CRR, which intervenes all over the world to legalize abortion on “human rights” grounds, is representing the petitioners in the case, and is specifically demanding compensation from the government for the girl’s family, restoration of the abortion “safety” guidelines, and repeal of the training ban.
However, Catholic News Agency (CNA) reports that according to Dr. Joel Gondi, head of the Reproductive and Maternal Health Service Unit, the reason the guidelines were removed in the first place was because “they were being used for unintended purposes.”

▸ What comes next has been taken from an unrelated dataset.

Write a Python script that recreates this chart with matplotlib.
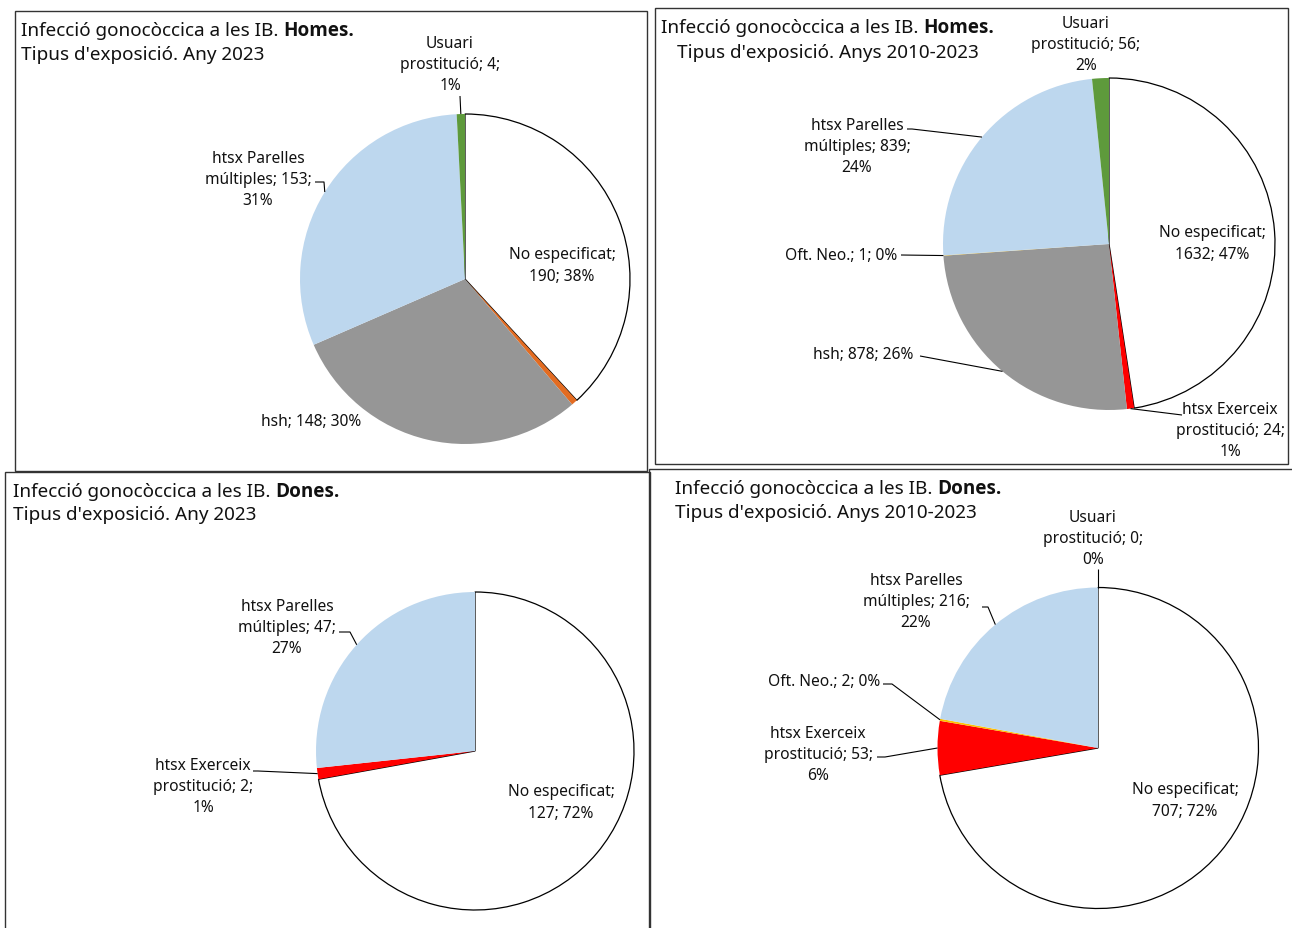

Additionally, Dr. Wahome Ngari testified that pro-abortion advocates have dramatically exaggerated the number of back-alley abortions “to push the Government to repeal their abortion law.” There were 140,000 in 2002 rather than 400,000, according to Ngari, but activists inflate the figure by including the number of women who miscarried rather than aborted.
The doctor also proposed that legitimizing more abortions is not the solution for reducing maternal deaths.
“The reason pregnant mothers die in the country is haemorrhage, followed by infections, hyperactive disorders, prolonged or obstructed labour and lastly abortion,” Ngari testified. “Anyone who wants to offer a solution should follow that order.”
On Tuesday, Culture of Life Africa founder and president Obianuju Ekeocha called out CRR’s involvement on Twitter. “Yes, a well-funded American organization through its Kenyan branch is carrying out judicial activism against an African country over abortion,” she lamented.
What goes unnoticed in this case is that one of the plaintiffs against the Kenyan Government is the Center for Reproductive Rights. Yes, a well-funded American organization through its Kenyan branch is carrying out judicial activism against an African country over abortion… https://t.co/2lkjI3C9B2
— Obianuju Ekeocha (@obianuju) July 17, 2018
Ekeocha has previously argued that Western efforts to force African nations to accept abortion and contraception are a form of “ideological neocolonialism” contrary to the will of the countries’ own people.
About 80 percent of African countries reject legal abortion as “incompatible with our culture which teaches us that every human being carries bloodlines of clans and families that are never to be forgotten and that our lives begin right from our mothers’ womb,” she wrote in a May open letter to British MPs.
“[We find] organizations like Marie Stopes International, International Planned Parenthood Federation and IPAS…running expensive lobbying campaigns at our parliaments to legalize abortion even against the will of the people,” Ekeocha continued. “And when we investigate, we find out that some of these organizations are performing illegal abortions in African countries where abortion is not legal.”
CRR is active in seventeen African nations, including Chad, Ethiopia, Nigeria, South Africa, and Zimbabwe.
The high court case is currently adjourned until September 18, and a verdict is expected by the end of the year.
Pro-life advocates often point out that the phrase “safe abortion” is an oxymoron, as abortion is never safe for the pre-born child who is killed.